Going to see a film on the big screen has become less and less of a pleasure. The modern multi-plex seems to be the antithesis of what the cinema-going experience should be. And lately, it is being widely reported that box office is significantly down on recent years. Call it what you will: a worrying trend, a slight blip or just the media's over anxious need to say something about Hollywood. Nevertheless, where once the cinema was a reverent altar to the visual flicker of story, it’s now become a place where what’s on offer is as disposable and dismissive as a downloaded ring-tone.

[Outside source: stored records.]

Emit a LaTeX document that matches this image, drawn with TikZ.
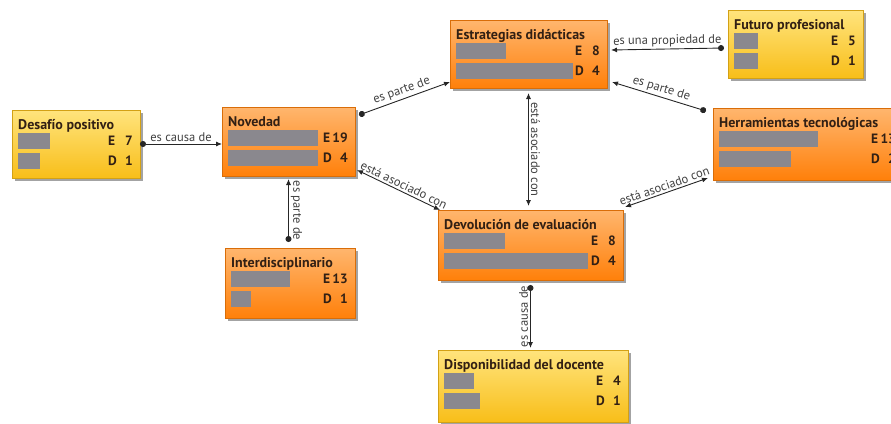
\documentclass[tikz,border=0pt]{standalone}
\usepackage{fontspec}
\setmainfont{PT Sans}
\usepackage{tikz}
\usetikzlibrary{arrows.meta}
\usetikzlibrary{shadows}
\usetikzlibrary{calc}
\definecolor{orangetop}{RGB}{255,182,110}
\definecolor{orangebot}{RGB}{255,128,10}
\definecolor{yellowtop}{RGB}{255,228,125}
\definecolor{yellowbot}{RGB}{248,190,25}
\definecolor{bargray}{RGB}{138,136,142}
\definecolor{ink}{RGB}{50,32,20}
\tikzset{
box/.style = {rectangle, inner sep=0pt, outer sep=0pt,
              draw=#1bot!85!black, line width=0.3pt,
              top color=#1top, bottom color=#1bot,
              drop shadow={shadow xshift=3pt, shadow yshift=-3pt,
                           fill=black!45, opacity=0.8}},
bar/.style = {rectangle, fill=bargray, inner sep=0pt, outer sep=0pt,
              minimum height=16pt},
title/.style = {font=\bfseries\fontsize{14}{16}\selectfont, text=ink,
                inner sep=0pt},
count/.style = {font=\bfseries\fontsize{13.5}{16}\selectfont, text=ink,
                inner sep=0pt},
rel/.style = {draw=black!85, line width=0.9pt},
cause/.style = {rel, arrows={Circle[length=6pt]-Latex[length=6pt,width=5pt]}},
back/.style = {rel, arrows={Latex[length=6pt,width=5pt]-Circle[length=6pt]}},
assoc/.style = {rel, arrows={Latex[length=6pt,width=5pt]-Latex[length=6pt,width=5pt]}},
lab/.style = {font=\fontsize{12.5}{14}\selectfont, text=black!75,
              sloped, above, inner sep=2pt}
}
% concept box: name, top left, width, height, colour, title
\newcommand{\concept}[6]{%
  \node[box=#5, minimum width=#3pt, minimum height=#4pt, anchor=north west] (#1) at (#2) {};
  \node[title, anchor=base west] (#1-t) at ([shift={(6,19)}]#1.north west) {#6};
}
% bars and counts: name, bar widths, E, D
\newcommand{\bars}[5]{%
  \node[bar, minimum width=#2pt, anchor=north west] (#1-b1) at ([shift={(6,23)}]#1.north west) {};
  \node[bar, minimum width=#3pt, anchor=north west] (#1-b2) at ([shift={(6,43)}]#1.north west) {};
  \node[count, anchor=west] (#1-e) at ($(#1.east |- #1-b1)+(-32,0)$) {E};
  \node[count, anchor=east] (#1-ev) at ($(#1.east |- #1-b1)+(-7,0)$) {#4};
  \node[count, anchor=west] (#1-d) at ($(#1.east |- #1-b2)+(-32,0)$) {D};
  \node[count, anchor=east] (#1-dv) at ($(#1.east |- #1-b2)+(-7,0)$) {#5};
}

\begin{document}
\begin{tikzpicture}[x=1pt, y=-1pt]
    \useasboundingbox (0,0) rectangle (891,423);
    \clip (0,0) rectangle (891,423);

    \concept{des}{12,110}{128}{68}{yellow}{Desafío positivo}
    \bars{des}{32}{22}{7}{1}
    \concept{nov}{222,107}{133}{69}{orange}{Novedad}
    \bars{nov}{90}{90}{19}{4}
    \concept{est}{450,20}{157}{68}{orange}{Estrategias didácticas}
    \bars{est}{50}{117}{8}{4}
    \concept{fut}{728,10}{135}{68}{yellow}{Futuro profesional}
    \bars{fut}{24}{24}{5}{1}
    \concept{her}{713,108}{190}{72}{orange}{Herramientas tecnológicas}
    \bars{her}{99}{72}{13}{2}
    \concept{dev}{438,210}{185}{70}{orange}{Devolución de evaluación}
    \bars{dev}{61}{144}{8}{4}
    \concept{int}{225,248}{130}{70}{orange}{Interdisciplinario}
    \bars{int}{59}{20}{13}{1}
    \concept{dis}{438,350}{190}{72}{yellow}{Disponibilidad del docente}
    \bars{dis}{30}{36}{4}{1}

    \draw[cause] (des.east) -- (des.east -| nov.west) node[lab, midway] {es causa de};
    \draw[cause] ($(nov.north east)+(4,8)$) -- ($(est.south west)+(0,-6)$) node[lab, midway] {es parte de};
    \draw[assoc] ($(nov.south east)+(2,-6)$) -- ($(dev.north west)+(2,0)$) node[lab, pos=0.53] {está asociado con};
    \draw[back] ($(nov.south)+(0,3)$) -- ($(nov.south |- int.north)+(0,-6)$) node[lab, midway] {es parte de};
    \draw[assoc] ($(est.south)+(0,5)$) -- ($(est.south |- dev.north)+(0,-4)$) node[lab, midway] {está asociado con};
    \draw[back] ($(est.east)+(4,-4)$) -- ($(fut.west)+(-4,4)$) node[lab, midway] {es una propiedad de};
    \draw[back] ($(est.south east)+(5,-6)$) -- ($(her.north west)+(-7,3)$) node[lab, midway] {es parte de};
    \draw[assoc] ($(dev.north east)+(2,-3)$) -- ($(her.south west)+(-5,-2)$) node[lab, midway] {está asociado con};
    \draw[back] ($(dev.south |- dis.north)+(0,-2)$) -- ($(dev.south)+(0,5)$) node[lab, midway] {es causa de};
\end{tikzpicture}
\end{document}
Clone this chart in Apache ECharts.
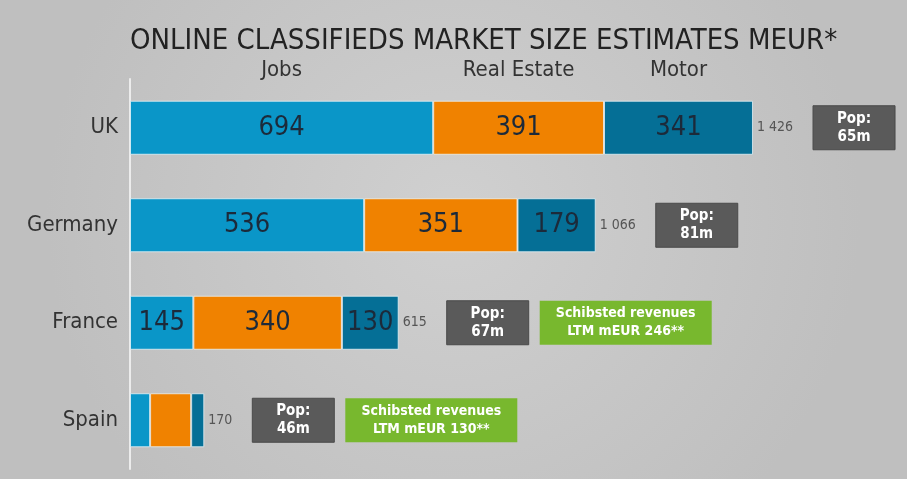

Things I would ban from the cinema: Popcorn. Rustle-sweets/packets of any description. Teenage groups that number more than four. Mobile phones, a complete ban, not just those Orange adverts that amusingly tell us to ‘switch them off’.
Is it just me? Am I getting old? Audiences seem far more restless and disinterested at the flicks than ever before, and they end up ruining the film for everyone else. I don’t get it. They’ve paid for their tickets, obtained their kilo of popcorn, so why don’t they sit still, shut up and focus on the film? Don’t get me started on mobile phones. No-one turns them off, they put them on ‘silent’. The problem with this is that they can’t stop themselves from checking for messages or missed calls every few minutes, resulting in their display lighting up and really distracting your attention. Have we really developed into such a solipsistic state of self-importance that we dare not miss a call from our friend Dave who’s in Cinema 2 checking out Wallace & Gromit?
The growth and demand of the DVD market is pushing cinema into the sidelines. At home, everyone seems to have state of the art surround-sound TVs - plasma screens for those who earn a deep crust - and all we have to do is wait three/four months before the latest blockbuster becomes available for rental. But what I love about the DVD experience is the ‘extras’, and in particular, the DVD commentary. I can’t get enough of them and I won’t purchase a DVD unless it has at least one commentary track.
I’m a complete anorak for what the writer/director/cast have to say about the script and the making of the film. One of my favourites is with Lem Dobbs (writer) and Steven Soderbergh (director) as they intelligently bicker about the making of The Limey, and one of my least favourites is Tim Burton’s luvvie-gush on Sleepy Hollow. I was basking in the series four box-set of Six Feet Under the other day (birthday pressie) and, as is my habit, I listened to all of the commentaries first before I prepare to watch the series as a whole.
The controversial episode of last season involved David Fisher being taken hostage by a sociopath hitchhiker. Director Alan Poul (the co-show runner along side Alan Ball) provided a commentary on how and why they did the story the way they did it. At one point, he made reference to David’s character and said something like: “It’s about putting something out there into the world, expecting or hoping for a particular reaction, but often it comes back to smack us in the face, quite unfairly and unforgiving.”
I’m paraphrasing here but even though Mr Poul was talking about David’s inner-motivation, it struck me as a perfect representation of what it’s like when you finish a script: you think you’ve done a good job and written it with the best intentions, you hope people are going to like it and you 'put it out there'. But unfortunately the truth is that they’re probably going to grab it and tear it to bits, crushing your ego and sensitivity to pieces.
My appreciation of DVD commentaries grows while my urge to attend the cinema diminshes with each visit. I saw Oliver Twist today and I was confident that it would be a respectful crowd who would want to watch the film. Who was I kidding? Mobile phone displays, chatty teenagers, restless children, toilet breaks, sweet wrappers and that ghastly popcorn smell all resulted in a less than satisfying experience of the film. It seems the cinema is developing a commentary track of unsettled audiences and messy auditoriums, pushing me more and more into my DVD habit. Curmudgeon critic or sign of the times?
(Christopher Moltisanti in The Sopranos when he wanted to be a screenwriter: “I love the movies. That popcorn smell. I get high on that”.)